Bourse and Bazaar | Esfandyar Batmanghelidj: The headquarters of Dongbu Daewoo Electronics are located in a skyscraper on “Teheran-ro” (Tehran Street) in downtown Seoul, South Korea. The street is the address for so many of Korea’s leading industrial and technology companies that the area is called Tehran Valley, a nod to Silicon Valley. The street name dates back to 1977, when, in a gesture of friendship, Seoul’s city government proposed exchanging street names with Tehran, which counts Seoul Street among its main thoroughfares.

The connections to Iran run deeper for Dongbu Daewoo than for other companies which share the curious address. While their headquarters are currently located on Tehran Street, new owners may soon be calling from Tehran itself.

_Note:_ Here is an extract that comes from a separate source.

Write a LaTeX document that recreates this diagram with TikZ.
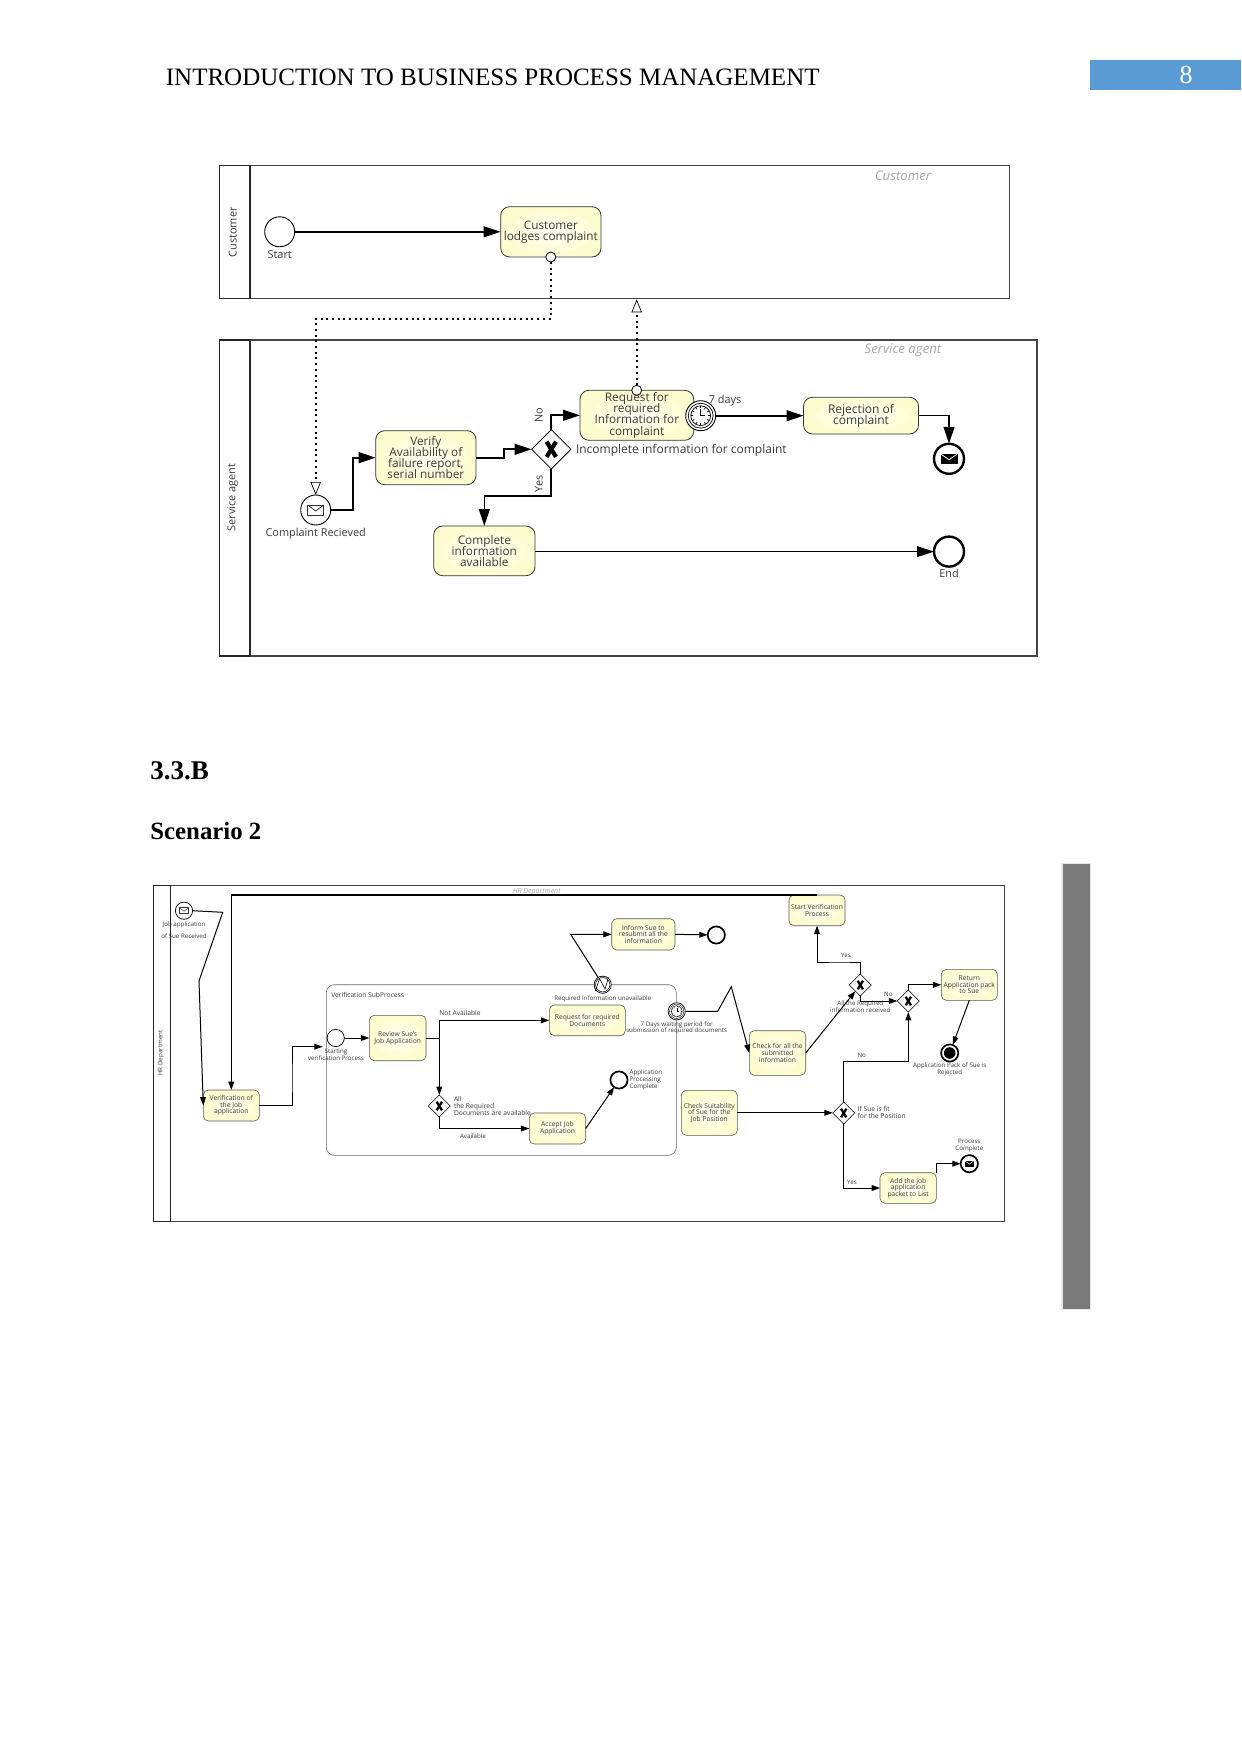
\documentclass[tikz,border=0pt]{standalone}
\usepackage{fontspec}
\setmainfont{Liberation Serif}
\setsansfont{Open Sans}
\usetikzlibrary{arrows.meta,shapes.geometric}
\definecolor{ink}{HTML}{3A3A3A}
\definecolor{poolline}{HTML}{444444}
\definecolor{taskpale}{HTML}{FFFFF4}
\definecolor{taskdeep}{HTML}{FCFCCE}
\definecolor{pageblue}{HTML}{5B9BD5}
\definecolor{sidegrey}{HTML}{7A7A7A}
% Tight leading: Open Sans is taller than these baselines, so lineskip is switched off
\newcommand\bigtext{\sffamily\fontsize{5.9}{5.6}\selectfont\lineskiplimit=-8pt }
\newcommand\bigtextsm{\sffamily\fontsize{5.45}{5.6}\selectfont\lineskiplimit=-8pt }
\newcommand\bigtextlg{\sffamily\fontsize{6}{5.6}\selectfont\lineskiplimit=-8pt }
\newcommand\smalltext{\sffamily\fontsize{3.35}{3.35}\selectfont\lineskiplimit=-8pt }
\newcommand\labeltext{\sffamily\fontsize{3.1}{3.35}\selectfont\lineskiplimit=-8pt }
\tikzset{
  anybox/.style={inner sep=0pt,outer sep=0pt,align=center,text=ink},
  poolbox/.style={anybox,draw=poolline,line width=.6pt},
  headbox/.style={anybox,draw=black!85,line width=.6pt},
  subbox/.style={anybox,draw=black!60,line width=.3pt,rounded corners=4pt},
  taskU/.style={anybox,draw=black!80,line width=.4pt,rounded corners=4.5pt,inner color=taskpale,outer color=taskdeep,font=\bigtext},
  taskL/.style={anybox,draw=black!65,line width=.3pt,rounded corners=2.5pt,inner color=taskpale,outer color=taskdeep,font=\smalltext},
  lblU/.style={inner sep=0pt,outer sep=0pt,align=center,text=ink,font=\bigtextsm},
  lblL/.style={inner sep=0pt,outer sep=0pt,align=center,text=ink,font=\labeltext},
  lblLw/.style={lblL,align=left,anchor=west},
  lblM/.style={lblL,font=\smalltext},
  lanetitle/.style={inner sep=0pt,outer sep=0pt,text=ink,font=\bigtextsm,rotate=90},
  faint/.style={inner sep=0pt,outer sep=0pt,text=black!35,font=\sffamily\fontsize{6.6}{7}\selectfont\itshape},
  evU/.style={circle,draw=black,fill=white,line width=.45pt,inner sep=0pt,outer sep=0pt,minimum size=15pt},
  evUend/.style={evU,line width=1.2pt},
  evL/.style={circle,draw=black,fill=white,line width=.35pt,inner sep=0pt,outer sep=0pt,minimum size=8.6pt},
  evLend/.style={evL,line width=.85pt},
  port/.style={circle,draw=black,fill=white,line width=.4pt,inner sep=0pt,outer sep=0pt,minimum size=5pt},
  gwU/.style={diamond,aspect=1,draw=black,fill=white,line width=.4pt,inner sep=0pt,outer sep=0pt,minimum size=19.6pt},
  gwL/.style={diamond,aspect=1,draw=black,fill=white,line width=.3pt,inner sep=0pt,outer sep=0pt,minimum size=11pt},
  flowU/.style={draw=black,line width=.85pt,-{Triangle[length=8.5pt,width=5.4pt]}},
  flowUthin/.style={draw=black,line width=.5pt,-{Triangle[length=8.5pt,width=5.4pt]}},
  flowL/.style={draw=black,line width=.5pt,-{Triangle[length=4.2pt,width=2.9pt]}},
  flowLplain/.style={draw=black,line width=.5pt},
  msgflow/.style={draw=black,line width=1pt,dash pattern=on 1pt off 1.85pt,-{Triangle[open,fill=white,length=6.5pt,width=5.2pt,line width=.35pt,sep=0pt]}}
}
% A box given by its two corners, in page pixels
\newcommand\cornerbox[7]{%
  \node[#1,minimum width={(#5-#3)*0.5pt},minimum height={(#6-#4)*0.5pt}] (#2)
    at ({(#3+#5)/2},{(#4+#6)/2}) {#7};}
% Envelope centred on an event
\newcommand\envelope[5]{%
  \begin{scope}[shift={(#1)}]
    \draw[#4,line join=round] (-#2,-#3) rectangle (#2,#3);
    \draw[#5,line join=round] (-#2,-#3) -- (0,.2*#3) -- (#2,-#3);
  \end{scope}}
% Clock drawn in a double ring
\newcommand\clockface[3]{%
  \begin{scope}[shift={(#1)}]
    \draw[line width=#3] (0,0) circle (#2*.83);
    \draw[line width=#3] (0,0) circle (#2*.66);
    \foreach \a in {0,30,...,330}
      \draw[line width=#3] (\a:#2*.5) -- (\a:#2*.66);
    \draw[line width=#3] (0,-#2*.42) -- (0,0) -- (#2*.3,0);
  \end{scope}}
% Exclusive gateway cross
\newcommand\gatecross[3]{%
  \begin{scope}[shift={(#1)}]
    \draw[line width=#3] (-#2*.62,-#2) -- (#2*.62,#2);
    \draw[line width=#3] (-#2*.62,#2) -- (#2*.62,-#2);
  \end{scope}}
\begin{document}
\begin{tikzpicture}[x=0.5pt,y=-0.5pt]
\useasboundingbox (0,0) rectangle (1241,1754);
\fill[white] (0,0) rectangle (1241,1754);

% Page furniture
\node[anchor=base west,inner sep=0pt,font=\fontsize{12.5}{14}\selectfont] (pagetitle) at (165.5,86) {INTRODUCTION TO BUSINESS PROCESS MANAGEMENT};
\node[fill=pageblue,inner sep=0pt,minimum width=75.5pt,minimum height=14.6pt] (pagebar) at (1165.5,75) {};
\node[anchor=base,inner sep=0pt,text=white,font=\fontsize{13}{14}\selectfont] (pagenum) at (1186,83.5) {8};
\node[anchor=base west,inner sep=0pt,font=\fontsize{13.5}{16}\selectfont\bfseries] (secnum) at (150,779) {3.3.B};
\node[anchor=base west,inner sep=0pt,font=\fontsize{12.4}{16}\selectfont\bfseries] (secname) at (150,839) {Scenario 2};
\cornerbox{anybox,fill=black!9}{sideedge}{1061}{863}{1091}{1310}{}
\cornerbox{anybox,fill=sidegrey}{sidebar}{1062.7}{864}{1090}{1309}{}

% ---- Complaint handling: customer and service agent pools ----
\cornerbox{poolbox}{poolC}{219.5}{165.7}{1009.5}{298.3}{}
\cornerbox{headbox}{headC}{219.5}{165.7}{250}{298.3}{}
\cornerbox{poolbox}{poolS}{219.5}{340}{1037}{656}{}
\cornerbox{headbox}{headS}{219.5}{340}{250}{656}{}
\node[lanetitle] (titleC) at (232.7,232.3) {Customer};
\node[lanetitle] (titleS) at (232.7,497.7) {Service agent};
\node[faint] (tagC) at (903,175.7) {Customer};
\node[faint] (tagS) at (903,350.5) {Service agent};

\node[evU] (start) at (279.7,231.8) {};
\node[lblU] (startlbl) at (279.7,254.3) {Start};
\cornerbox{taskU}{lodges}{500.7}{206.7}{601}{257}{Customer\\lodges complaint}
\node[port] (lodgesport) at (550.8,257) {};

\node[evU] (recv) at (315.7,510) {};
\envelope{recv}{8}{5}{draw=black!80,line width=.4pt}{draw=black!80,line width=.4pt}
\node[lblU] (recvlbl) at (315.7,533.5) {Complaint Recieved};
\cornerbox{taskU}{verify}{375.7}{430.7}{476}{484.7}{Verify\\Availability of\\failure report,\\serial number}
\node[gwU] (gw) at (551.3,449.3) {};
\gatecross{gw}{7.6}{2.1pt}
\cornerbox{taskU}{req}{580}{390.3}{693.7}{440.3}{Request for\\required\\Information for\\complaint}
\node[port] (reqport) at (636.7,390.3) {};
\node[evU] (timer) at (700.7,415.7) {};
\clockface{timer}{15}{.35pt}
\node[lblU,font=\bigtextlg,anchor=west] (incomplete) at (576,450.8) {Incomplete information for complaint};
\node[lblU] (daylbl) at (725,400.5) {7 days};
\cornerbox{taskU,font=\bigtextlg}{reject}{803.5}{397.3}{918.5}{434}{Rejection of\\complaint}
\node[evUend] (msgend) at (949,458.8) {};
\envelope{msgend}{8}{4.6}{fill=black,draw=black,line width=.3pt}{draw=white,line width=.4pt}
\cornerbox{taskU}{complete}{433.7}{526}{535}{575.7}{Complete\\information\\available}
\node[evUend] (finish) at (949,551.6) {};
\node[lblU] (finishlbl) at (949,573) {End};
\node[lblU,rotate=90] (nolbl) at (538.7,415.3) {No};
\node[lblU,rotate=90] (yeslbl) at (538.7,484) {Yes};

\coordinate (bendA) at (353.3,484);
\coordinate (bendB) at (504,455);
\coordinate (bendC) at (500,496.3);
\coordinate (bendD) at (400,318.7);
\coordinate (msgtip) at (636.7,299.3);

\draw[flowU] (start.east) -- (start.east -| lodges.west);
\draw[flowU] (recv.east) -| (bendA) |- (verify.west);
\draw[flowU] (verify.east) -| (bendB) |- (gw.west);
\draw[flowU] (gw.north) |- (req.west);
\draw[flowU] (gw.south) |- (bendC) -| (complete.north);
\draw[flowUthin] (complete.east |- finish.west) -- (finish.west);
\draw[flowU] (timer.east) -- (timer.east -| reject.west);
\draw[flowU] (reject.east) -| (msgend.north);
\draw[msgflow] (lodgesport.south) |- (bendD) -| (recv.north);
\draw[msgflow] (reqport.north) -- (msgtip);

% ---- Scenario 2: HR department pool ----
\cornerbox{poolbox}{poolH}{153.7}{885.3}{1004.3}{1221.3}{}
\cornerbox{headbox,line width=.4pt}{headH}{153.7}{885.3}{170.3}{1221.3}{}
\node[lblL,rotate=90] (titleH) at (161,1053) {HR Department};
\node[lblL,text=black!35,font=\sffamily\fontsize{3.5}{4}\selectfont\itshape] (tagH) at (536.7,892) {HR Department};

\cornerbox{subbox}{subproc}{326.3}{984.7}{676.3}{1155.3}{}
\node[lblM,anchor=west] (sublbl) at (331.3,995) {Verification SubProcess};

\node[evL] (jobstart) at (184,910.7) {};
\envelope{jobstart}{4.6}{3}{draw=black!80,line width=.25pt}{draw=black!80,line width=.25pt}
\node[lblL] (joblbl) at (184,930.3) {Job application\\[2.7pt]of Sue Received};
\cornerbox{taskL}{verif}{203.3}{1090}{259.3}{1121}{Verification of\\the Job\\application}
\cornerbox{taskL}{startverif}{789}{895}{845}{925.7}{Start Verification\\Process}

\node[evL] (substart) at (335.7,1038) {};
\node[lblL] (substartlbl) at (336,1054.7) {Starting\\verification Process};
\cornerbox{taskL}{review}{369.3}{1015.3}{426}{1060.7}{Review Sue's\\Job Application}
\node[lblM] (notavail) at (460,1013.3) {Not Available};
\node[lblL] (avail) at (473,1136) {Available};
\node[gwL] (gwa) at (439.3,1106) {};
\gatecross{gwa}{4.3}{1.15pt}
\node[lblLw,font=\smalltext] (alldocs) at (454,1105.8) {All\\the Required\\Documents are available};
\cornerbox{taskL}{reqdoc}{549.3}{1005}{625.3}{1035.7}{Request for required\\Documents}
\cornerbox{taskL}{accept}{529.3}{1113}{585.7}{1144}{Accept Job\\Application}
\node[evLend] (procend) at (619,1080) {};
\node[lblLw] (proclbl) at (629.7,1079.8) {Application\\Processing\\Complete};

\node[evL] (errev) at (602.7,984.7) {};
\draw[line width=.25pt] (errev.center) circle (3.6pt);
\draw[line width=.3pt,line join=round] (595.5,991) -- (599.5,978.5) -- (605,989) -- (608.5,977.5);
\node[lblL] (errlbl) at (602.7,998.7) {Required Information unavailable};
\cornerbox{taskL}{inform}{611.7}{918.7}{675}{950}{Inform Sue to\\resubmit all the\\information}
\node[evLend] (informend) at (716.3,935) {};

\node[evL] (timerb) at (676.7,1011.3) {};
\clockface{timerb}{8.6}{.2pt}
\node[lblL] (timerlbl) at (676.7,1028) {7 Days waiting period for\\submission of required documents};
\cornerbox{taskL}{check}{749.3}{1030.7}{805.7}{1075.3}{Check for all the\\submitted\\information}
\node[gwL] (gwone) at (860.3,985) {};
\gatecross{gwone}{4.3}{1.15pt}
\node[gwL] (gwtwo) at (908.3,1001) {};
\gatecross{gwtwo}{4.3}{1.15pt}
\node[lblL] (yesA) at (846,955.3) {Yes};
\node[lblL] (noA) at (888.3,994) {No};
\node[lblL] (allinfo) at (860.3,1007) {All the Required\\information received};
\cornerbox{taskL}{return}{941.3}{969.3}{997.3}{1000.3}{Return\\Application pack\\to Sue}
\node[evLend] (term) at (949.7,1053) {};
\fill[black] (term.center) circle (2.9pt);
\node[lblL] (termlbl) at (949.7,1069.3) {Application Pack of Sue is\\Rejected};

\cornerbox{taskL}{suit}{681.3}{1090.3}{737.3}{1135.3}{Check Suitability\\of Sue for the\\Job Position}
\node[gwL] (gwthree) at (843.7,1113) {};
\gatecross{gwthree}{4.3}{1.15pt}
\node[lblLw,font=\smalltext] (fitlbl) at (857.7,1112.7) {If Sue is fit\\for the Position};
\node[lblL] (noB) at (861.7,1055.3) {No};
\node[lblL] (yesB) at (852,1182.7) {Yes};
\cornerbox{taskL}{addjob}{880}{1172.7}{936.3}{1203.3}{Add the job\\application\\packet to List}
\node[evLend] (procmsg) at (969.3,1163.7) {};
\envelope{procmsg}{4.2}{2.7}{fill=black,draw=black,line width=.2pt}{draw=white,line width=.25pt}
\node[lblL] (procmsglbl) at (969.3,1145.3) {Process\\Complete};

\coordinate (jobA) at (222.7,912.3);
\coordinate (jobB) at (199,981);
\coordinate (verifA) at (292,1080);
\coordinate (subentry) at (322.7,1046.7);
\coordinate (revjoin) at (439.3,1038);
\coordinate (errA) at (570.7,934.35);
\coordinate (timA) at (717.7,1011.3);
\coordinate (timB) at (731.3,986.7);
\coordinate (yesbend) at (840,962);
\coordinate (nobend) at (870,1061.3);

\draw[flowL] (jobstart.east) -- (jobA) -- (jobB) -- (verif.west);
\draw[flowL,line width=.7pt] (startverif.north) -| (verif.north);
\draw[flowL] (verif.east) -| (verifA) |- (subentry);
\draw[flowL] (substart.east) -- (substart.east -| review.west);
\draw[flowLplain] (review.east) -- (revjoin);
\draw[flowL] (revjoin) |- (reqdoc.west);
\draw[flowL] (revjoin) -- (gwa.north);
\draw[flowL] (gwa.south) |- (accept.west);
\draw[flowL] (accept.east) -- (procend);
\draw[flowL] (errev) -- (errA) -- (inform.west);
\draw[flowL] (inform.east) -- (informend);
\draw[flowL] (timerb.east) -- (timA) -- (timB) -- (check.west);
\draw[flowL] (check.east) -- (gwone);
\draw[flowL] (gwone.north) |- (yesbend) -| (startverif.south);
\draw[flowL] (gwone.south) |- (gwtwo.west);
\draw[flowL] (gwtwo.north) |- (return.west);
\draw[flowL] (return.south) -- (term);
\draw[flowL] (suit.east) -- (suit.east -| gwthree.west);
\draw[flowL] (gwthree.north) |- (nobend) -| (gwtwo.south);
\draw[flowL] (gwthree.south) |- (addjob.west);
\draw[flowL] (addjob.north east) |- (procmsg.west);
\end{tikzpicture}
\end{document}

Iran’s Entekhab Industrial Group is reportedly poised to acquire majority ownership of Dongbu Daewoo, a manufacturer of appliances and consumer durables, beginning a new chapter in an already complicated saga.

Entekhab, Iran’s leading appliance manufacturer, first sought to buy Dongbu Daewoo in 2010. Daewoo’s then creditor, Woori Bank, had initially selected Entekhab’s bid of USD 513 million over an offer from Sweden’s Electrolux, a globally recognized appliance maker. But the deal would collapse a year later, reportedly over haggling on the final price and delays in Entekhab’s search for financing at a time when international sanctions were tightening. At the time of the failed bid, Daewoo disclosed that sales via Entekhab accounted for less than 5 percent of the Korean firm’s total sales. Some industry figures questioned the commercial logic of Entekhab’s move, especially at a time when Iranian ownership was an increasing liability.

Yet the door would remain open for Entekhab. Electrolux likewise failed in its subsequent effort to make the acquisition. By that point, Daewoo’s creditors had attempted to offload the company five times. Entekhab pursued legal action against Daewoo’s creditors after being passed over. Meanwhile, the Korean firm limped along with an injection of capital from financial investors.

Entekhab has been a committed suitor, and its commercial relationship with Daewoo persisted. The Iranian firm has a longstanding relationship with the Korean appliance maker whose products it has both imported and manufactured under license for decades. In May of last year, the companies signed an expanded supply contract.

Now Entekhab has a second chance to make the acquisition. Their patience may be rewarded. Reports suggest that the new deal could be worth just USD 188 million, considerably less than the 2010 bid. Given that Daewoo generated USD 1.4 billion in revenue in 2016, the company’s valuation points to considerable structural issues. Daewoo has a large international presence, with 80 percent of sales generated outside of South Korea, but its growth has lagged behind competitors such as Samsung and LG.

The deal is a rare one. Iranian companies are rarely on the buy-side of cross-border M&A. Entekhab’s move would be a landmark deal, and would follow a pattern by which industrial players from emerging markets have increasingly sought synergies and marketshare outside their home markets. Tellingly, if Entekhab succeeds in its latest acquisition effort, it will have beaten out a rival bid from Turkey’s Vestel.

Entekhab is a large enterprise by Iranian standards. Entekhab Industrial is a subsidiary of Entekhab Investment Development Group, which has interests in the steel, oil and gas, and petrochemical sectors. Underscoring its commitment to both consumer retail and partnerships with Korean firms, the group recently opened Iran’s first modern convenience store concept, CU Entekhab, in partnership with South Korea’s largest convenience store operator, BGF Retail.

Enthekhab Industrial boasts 5,000 employees, 12 manufacturing facilities, and over 200 retail outlets. The company holds the leading position in Iran’s valuable appliances market. In 2010, turnover was reported at USD 500 million. Entekhab would gain two things in the acquisition. First, it would acquire Daewoo’s valuable technology and intellectual property. Second, it would inherit Daewoo’s presence in 40 overseas markets, offering Entekhab new export growth potential for its Iranian-made goods.

But perhaps above all else, the deal would see an Iranian company completing unfinished business. Such persistence ought to be celebrated.